歌舞伎町一番街を歩いていると「インターネットで女性と出会い、女性の薦める居酒屋に一緒に行き、その女性が会計前に姿を消し、お店から高額請求をされるケースが横行しています」といった内容の注意喚起のアナウンスが流れていた。

外国人観光客は歌舞伎町のネオンを撮影し、ナンパ目的のハイエナは行きの時と変わらずセカンドバック片手に女の子を品定めしていた。

どうか今日のライブの素晴らしい余韻を、下心だけで出来たコンドーム並みに薄っぺらい言葉でライブに行った女の子たちに声をかけないでくれ。彼女たちの余韻を邪魔しないでくれと僕は心から願った。

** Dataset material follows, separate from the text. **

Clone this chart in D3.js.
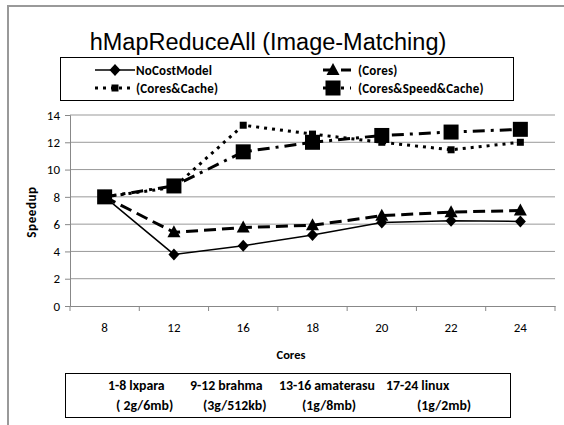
<!DOCTYPE html>
<html>
<head>
<meta charset="utf-8">
<script src="https://cdn.jsdelivr.net/npm/d3@7"></script>
<style>
  html, body { margin: 0; padding: 0; background: #fff; }
  svg { display: block; }
</style>
</head>
<body>
<svg id="chart" width="564" height="425"></svg>
<script>
// Core counts on the x axis
const cores = ["8", "12", "16", "18", "20", "22", "24"];
// Speedup per scheduling model
const noCostModel      = [8.0, 3.78, 4.42, 5.2, 6.12, 6.25, 6.2];
const coresOnly        = [8.0, 5.4, 5.75, 5.92, 6.62, 6.88, 7.0];
const coresCache       = [8.0, 8.7, 13.25, 12.6, 12.0, 11.45, 12.0];
const coresSpeedCache  = [8.0, 8.8, 11.3, 12.0, 12.5, 12.75, 12.95];
const yTicks = [0, 2, 4, 6, 8, 10, 12, 14];
const seriesNames = ["NoCostModel", "(Cores)", "(Cores&Cache)", "(Cores&Speed&Cache)"];
const machinesTop = ["1-8 lxpara", "9-12 brahma", "13-16 amaterasu", "17-24 linux"];
const machinesBottom = ["( 2g/6mb)", "(3g/512kb)", "(1g/8mb)", "(1g/2mb)"];

const svg = d3.select("#chart");
const bodyFont = "Carlito, Lato, 'Liberation Sans', sans-serif";

// outer frame
svg.append("path")
  .attr("d", "M8,430 L8,6 L570,6")
  .attr("fill", "none").attr("stroke", "#999").attr("stroke-width", 2);

// title
svg.append("text")
  .attr("x", 268).attr("y", 50)
  .attr("text-anchor", "middle")
  .attr("font-family", "'Liberation Sans', Arial, sans-serif")
  .attr("font-size", 23.5)
  .text("hMapReduceAll (Image-Matching)");

const x = d3.scaleBand().domain(cores).range([70, 555]);
const y = d3.scaleLinear().domain([0, 14]).range([306, 115]);

// gridlines
svg.append("g").selectAll("line").data(yTicks.filter(d => d > 0)).join("line")
  .attr("x1", 70).attr("x2", 555)
  .attr("y1", d => y(d)).attr("y2", d => y(d))
  .attr("stroke", "#999").attr("stroke-width", 1);

// axes
const yAxis = svg.append("g").attr("transform", "translate(70,0)")
  .call(d3.axisLeft(y).tickValues(yTicks).tickSize(5).tickPadding(5));
const xAxis = svg.append("g").attr("transform", "translate(0,306)")
  .call(d3.axisBottom(x).tickSize(0).tickPadding(17));
[yAxis, xAxis].forEach(g => {
  g.select(".domain").attr("stroke", "#888");
  g.selectAll(".tick line").attr("stroke", "#888");
  g.selectAll("text").attr("font-family", bodyFont).attr("font-size", 13).attr("fill", "#000");
});
// x tick marks at the category boundaries
const bounds = cores.map(c => x(c)).concat([x.range()[1]]);
svg.append("g").selectAll("line").data(bounds).join("line")
  .attr("x1", d => d).attr("x2", d => d).attr("y1", 306).attr("y2", 311)
  .attr("stroke", "#888");

// axis titles
svg.append("text").attr("transform", "translate(36,212) rotate(-90)")
  .attr("text-anchor", "middle").attr("font-family", bodyFont)
  .attr("font-weight", "bold").attr("font-size", 13).attr("letter-spacing", 0.6).text("Speedup");
svg.append("text").attr("x", 291).attr("y", 359)
  .attr("text-anchor", "middle").attr("font-family", bodyFont)
  .attr("font-weight", "bold").attr("font-size", 12.5).text("Cores");

// series styles
const styles = [
  { values: noCostModel, dash: null, width: 1.5, marker: "diamond" },
  { values: coresOnly, dash: "12,6", width: 3, marker: "triangle" },
  { values: coresCache, dash: "3,5", width: 3, marker: "smallsquare" },
  { values: coresSpeedCache, dash: "12,6,3,6", width: 3, marker: "bigsquare" }
];
const cx = c => x(c) + x.bandwidth() / 2;
const line = d3.line().x((d, i) => cx(cores[i])).y(d => y(d));

function drawMarker(g, type, px, py) {
  if (type === "diamond") {
    g.append("path").attr("d", `M${px},${py - 6}L${px + 5.5},${py}L${px},${py + 6}L${px - 5.5},${py}Z`);
  } else if (type === "triangle") {
    g.append("path").attr("d", `M${px},${py - 7}L${px + 6.5},${py + 5}L${px - 6.5},${py + 5}Z`);
  } else if (type === "smallsquare") {
    g.append("rect").attr("x", px - 3.5).attr("y", py - 3.5).attr("width", 7).attr("height", 7);
  } else {
    g.append("rect").attr("x", px - 7.5).attr("y", py - 7.5).attr("width", 15).attr("height", 15);
  }
}

// draw back-to-front so the large squares sit on top
[2, 3, 1, 0].forEach(k => {
  const s = styles[k];
  const g = svg.append("g");
  g.append("path").datum(s.values).attr("d", line)
    .attr("fill", "none").attr("stroke", "#000").attr("stroke-width", s.width)
    .attr("stroke-dasharray", s.dash);
  const mg = g.append("g").attr("fill", "#000");
  s.values.forEach((v, i) => drawMarker(mg, s.marker, cx(cores[i]), y(v)));
});

// legend
svg.append("rect").attr("x", 60.5).attr("y", 57.5).attr("width", 453).attr("height", 43)
  .attr("fill", "#fff").attr("stroke", "#000").attr("stroke-width", 1);
const legendPos = [[95, 70], [323, 70], [95, 88], [323, 88]];
const legendWidths = [40, 28, 40, 28];
styles.forEach((s, k) => {
  const [lx, ly] = legendPos[k];
  const g = svg.append("g");
  g.append("line").attr("x1", lx).attr("x2", lx + legendWidths[k]).attr("y1", ly).attr("y2", ly)
    .attr("stroke", "#000").attr("stroke-width", s.width).attr("stroke-dasharray", s.dash);
  const mg = g.append("g").attr("fill", "#000");
  const mx = k % 2 === 1 ? lx + 10 : lx + 20;
  drawMarker(mg, s.marker, mx, ly);
  g.append("text").attr("x", k % 2 === 0 ? 136 : 358).attr("y", ly + 4.5)
    .attr("font-family", bodyFont).attr("font-weight", "bold").attr("font-size", 13)
    .attr("letter-spacing", 0.2)
    .text(seriesNames[k]);
});

// machine description box
svg.append("rect").attr("x", 65.5).attr("y", 373.5).attr("width", 445).attr("height", 44)
  .attr("fill", "#fff").attr("stroke", "#000").attr("stroke-width", 1);
const topX = [108, 190, 279, 386];
const botX = [116, 203, 302, 417];
svg.append("g").selectAll("text").data(machinesTop).join("text")
  .attr("x", (d, i) => topX[i]).attr("y", 390)
  .attr("font-family", bodyFont).attr("font-weight", "bold").attr("font-size", 13.8).text(d => d);
svg.append("g").selectAll("text").data(machinesBottom).join("text")
  .attr("x", (d, i) => botX[i]).attr("y", 410)
  .attr("font-family", bodyFont).attr("font-weight", "bold").attr("font-size", 13.8).text(d => d);
</script>
</body>
</html>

大森靖子も、推しになりうるアイドルも、実在した。虚像でも偶像でもなく実像でだ。

僕らはあの日、彼女たちが新宿の地底でステージで輝きを放ったことを証明する。きっとステージの上に立った彼女たちも僕らの存在を証明してくれる。

相互の証明は共有され、未来に時が流れ続けても決して失われない強度で思い出に残る。


報われない欲や欺瞞が渦まく新宿で、あの日のZepp Shinjukuの、あの空間だけが唯一無二の真実で、救いであるような気がしたよ。


僕は靖子ちゃんのおかげで、新宿が少しだけ好きになれた。

次は山梨でのLIVEチケットを取った。山梨は僕の地元だ。